In 1885, Calthorpe Estates offered Warwickshire County Cricket Club twelve acres of what they frankly described as a meadow of rough grazing land beside the River Rea. It was not the parcel the club had wanted. The Wycliffe Ground on Pershore Road would have been more elegant, but the Calthorpes had reasoned that the less attractive plot would gain more from association with a cricket ground than the other way around. Warwickshire agreed to lease the meadow for five pounds an acre, spent another twelve hundred and fifty pounds draining it and putting up a wooden pavilion, and on 7 June 1886 played their first match against the MCC. Three thousand people came over two days. Two months later, six thousand turned out to watch them play Australia. The rough grazing had become Edgbaston.
The man who pushed for Birmingham was William Ansell, the club secretary, who had argued against Rugby and Leamington Spa on grounds of railway connections and city size. He envisioned first-class status for the county and Test status for the ground, and he was right on both counts. Edgbaston's first Test match arrived in 1902, the opening fixture of an Ashes series against Australia. The club hurriedly built a permanent stand, two temporary ones, and press facilities for ninety reporters. The whole effort cost fifteen hundred pounds, of which Warwickshire's share of tour income covered only half. The match ended in a draw because of rain, but not before England bowled Australia out for thirty-six in the first innings, with Wilfred Rhodes taking seven wickets for seventeen runs. The young ground had announced itself.
Edgbaston earned a reputation that other Test grounds in England did not quite share: a partisan, noisy, sometimes raucous home that rattled visiting teams. The Eric Hollies Stand, named after the Warwickshire leg-spinner who once bowled Don Bradman for a duck, sits where the old Rea Bank used to be and remains the loudest corner. Ian Botham, after taking five wickets in twenty-eight balls to win the 1981 Ashes Test, said the crowd had inspired him. Alec Stewart later compared the atmosphere to Eden Gardens in Kolkata and called it like having another man in your side. In 2005, England beat Australia here by two runs, the narrowest Ashes Test ever played. In 2019, every match of the Cricket World Cup at Edgbaston sold out months in advance, including the semifinal where England put Australia away by eight wickets on the way to lifting the trophy for the first time.

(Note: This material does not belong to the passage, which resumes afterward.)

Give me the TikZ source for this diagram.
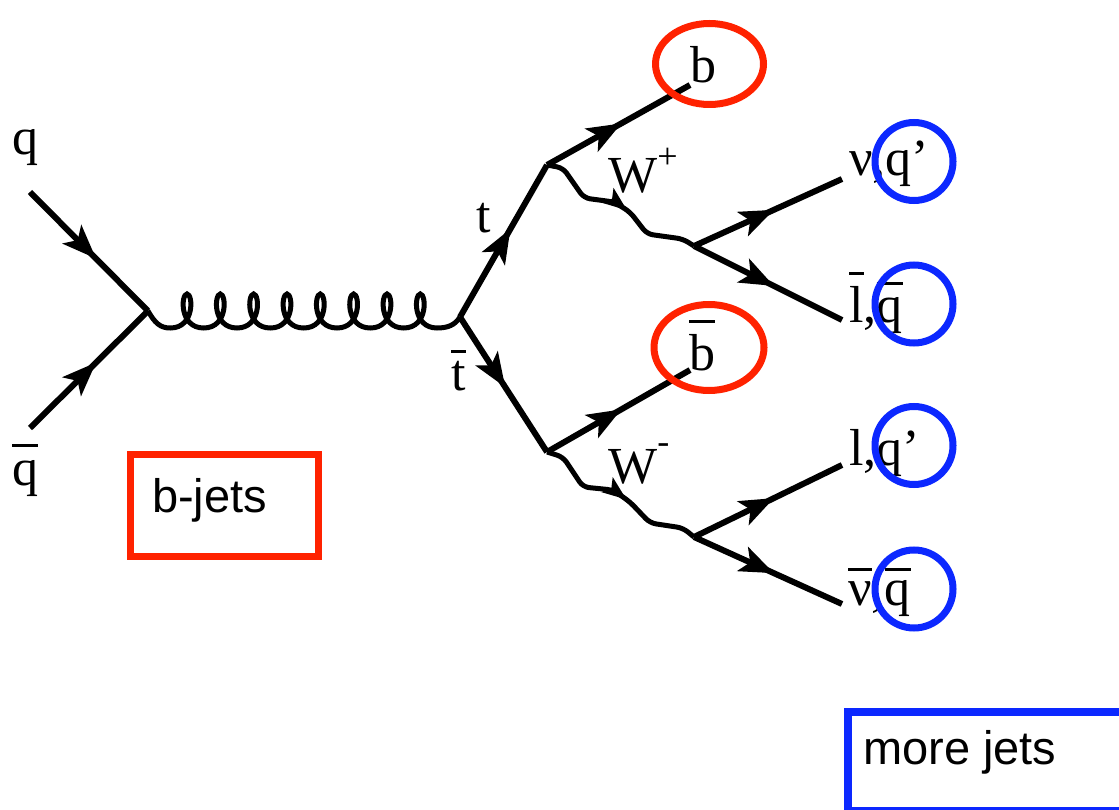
\documentclass[tikz,border=0pt]{standalone}
\usepackage{fontspec}
\setmainfont{Liberation Serif}
\newfontfamily\sansf{Liberation Sans}
\usetikzlibrary{arrows.meta,decorations.markings}
\definecolor{jetred}{RGB}{255,34,0}
\definecolor{jetblue}{RGB}{12,40,255}
\newcommand\ob[2]{\setbox0=\hbox{#2}\rlap{\raisebox{#1}{\rule{\wd0}{3pt}}}\box0}
\begin{document}
\begin{tikzpicture}[x=1pt,y=-1pt,
  pline/.style={line width=6pt},
  fermion/.style={pline, postaction={decorate},
    decoration={markings, mark=at position #1 with {\arrow{Stealth[length=34pt,width=26pt,inset=8pt]}}}},
  fermion/.default=0.55,
  wboson/.style={line width=5pt, rounded corners=6pt, postaction={decorate},
    decoration={markings, mark=at position #1 with {\arrow{Stealth[length=24pt,width=18pt,inset=5pt]}}}},
  gluon/.style={line width=5pt},
  lab/.style={font=\fontsize{52}{60}\selectfont, inner sep=0pt, anchor=base west},
  sans/.style={font=\sansf\fontsize{47}{56}\selectfont, inner sep=0pt, anchor=base west},
  redring/.style={draw=jetred, line width=7pt},
  bluering/.style={draw=jetblue, line width=7pt},
]
\clip (0,0) rectangle (1119,810);
\fill[white] (0,0) rectangle (1119,810);

% vertices and free ends
\coordinate (qs) at (30,192);
\coordinate (qbs) at (30,428);
\coordinate (v1) at (148,311);
\coordinate (v2) at (460,317);
\coordinate (tv) at (547,165);
\coordinate (tbv) at (547,452);
\coordinate (bend) at (690,85);
\coordinate (bbend) at (690,370);
\coordinate (wv1) at (694,246);
\coordinate (wv2) at (694,537);
\coordinate (e1) at (842,179);
\coordinate (e2) at (842,320);
\coordinate (e3) at (842,465);
\coordinate (e4) at (842,604);

% incoming quarks
\draw[fermion=0.56] (qs) -- (v1);
\draw[fermion=0.56] (qbs) -- (v1);

% gluon
\draw[gluon] (v1) .. controls (155,323) and (160,328) .. (170.3,328)
  \foreach \x in {187,220.3,253.6,287,320.3,353.6,387,420.3} {
    .. controls ({\x+8},328) and ({\x+6},294) .. (\x,294)
    .. controls ({\x-6},294) and ({\x-8},328) .. ({\x+16.7},328)
  }
  .. controls (448,328) and (455,325) .. (v2);

% top quarks
\draw[fermion=0.58] (v2) -- (tv);
\draw[fermion=0.52] (v2) -- (tbv);

% b quarks
\draw[fermion=0.52] (tv) -- (bend);
\draw[fermion=0.52] (tbv) -- (bbend);

% W bosons
\draw[wboson=0.55] (tv) -- (563,168) -- (584,198) -- (614,202) -- (630,212) -- (647,234) -- (683,239) -- (wv1);
\draw[wboson=0.55] (tbv) -- (563,457) -- (583,487) -- (613,490) -- (630,502) -- (650,523) -- (683,528) -- (wv2);

% W decays
\draw[fermion=0.54] (wv1) -- (e1);
\draw[fermion=0.54] (wv1) -- (e2);
\draw[fermion=0.54] (wv2) -- (e3);
\draw[fermion=0.54] (wv2) -- (e4);

% labels
\node[lab] (lq) at (12,155) {q};
\node[lab] (lqb) at (12,485) {\ob{38pt}{q}};
\node[lab] (lt) at (476,233) {t};
\node[lab] (ltb) at (451,390) {\ob{37pt}{t}};
\node[lab] (lb) at (690,83) {b};
\node[lab] (lbb) at (689,370) {\ob{47pt}{b}};
\node[lab] (lwp) at (608,193) {W\raisebox{24pt}{\fontsize{36}{40}\selectfont +}};
\node[lab] (lwm) at (608,483) {W\raisebox{30pt}{\fontsize{36}{40}\selectfont -}};
\node[lab] (l1) at (849,176) {ν,q’};
\node[lab] (l2) at (849,323) {\ob{48pt}{l},\ob{38pt}{q}};
\node[lab] (l3) at (849,465) {l,q’};
\node[lab] (l4) at (848,605) {\ob{34pt}{ν},\ob{34pt}{q}};

% highlight rings
\draw[redring] (709.5,64) ellipse [x radius=54pt, y radius=40.5pt];
\draw[redring] (709,347.5) ellipse [x radius=55pt, y radius=43pt];
\draw[bluering] (914,161.5) circle [radius=39pt];
\draw[bluering] (914,304) circle [radius=39pt];
\draw[bluering] (914,445.5) circle [radius=39pt];
\draw[bluering] (914,589) circle [radius=39pt];

% boxes
\node[draw=jetred, line width=7pt, minimum width=188pt, minimum height=102pt, inner sep=0pt] (bbox) at (224.5,505.5) {};
\node[sans] (bjets) at (152,512) {b-jets};
\node[draw=jetblue, line width=8pt, minimum width=286pt, minimum height=99pt, inner sep=0pt, anchor=north west] (mbox) at (844,708) {};
\node[sans] (mjets) at (863,764) {more jets};
\end{tikzpicture}
\end{document}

Some grounds collect minor records. Edgbaston collects the kind that get reprinted in every almanac. In 1957, Peter May and Colin Cowdrey put on 411 against the West Indies, still England's highest Test partnership. In 1994, Brian Lara walked out for Warwickshire and scored 501 not out against Durham, the highest individual score in first-class cricket history. In 2015, England made 408 against New Zealand for their highest one-day total at the time. In 2016, Jason Roy and Alex Hales chased down 256 against Sri Lanka without losing a wicket, still the highest opening partnership in a successful ODI run chase. In 2017, the ground hosted England's first day-night Test, complete with the debut of the pink Dukes ball. The numbers add up to a stadium that has been present at hinge moments rather than peripheral ones.
For decades, one of Edgbaston's quirks was the Brumbrella, a motorised rain cover the size of the pitch that rolled across the square on tracks. It retired in 2000, but the ground kept changing. Between 2010 and 2011, the entire south side came down. The old pavilion, parts of which dated to the 1890s, the Leslie Deakins Stand, the R. V. Ryder Stand, and the William Ansell Stand were demolished in January 2010, and a new South Stand and West Stand were built in sixty-six weeks at a cost of thirty-two million pounds. Five permanent floodlight pylons went up at the same time. The first Test on the rebuilt ground saw England beat India by an innings and 242 runs and climb to the top of the ICC Test rankings for the first time. In 2025, work began on the next phase, a forty-six million pound redevelopment that will demolish the Priory and Raglan Stands and replace them with a 146-room Radisson RED hotel and a new 3,200-seat stand, intended to be ready for the 2027 Ashes.
Edgbaston Cricket Ground sits at 52.456 degrees north, 1.902 degrees west, about two kilometres south-west of central Birmingham. Approach from the north at 2,500 to 3,500 feet AGL for the cleanest view. The bright blue Edgbaston Suite cladding on the West Stand and the South Stand's tiered structure mark the venue from above; the River Rea curls along the eastern boundary. Birmingham International Airport (EGBB) lies twelve kilometres to the east; Coventry Airport (EGBE) is twenty-five kilometres south-east; Wolverhampton Halfpenny Green (EGBO) is roughly thirty kilometres west. Expect typical English Midlands haze in summer and frequent low cloud in winter.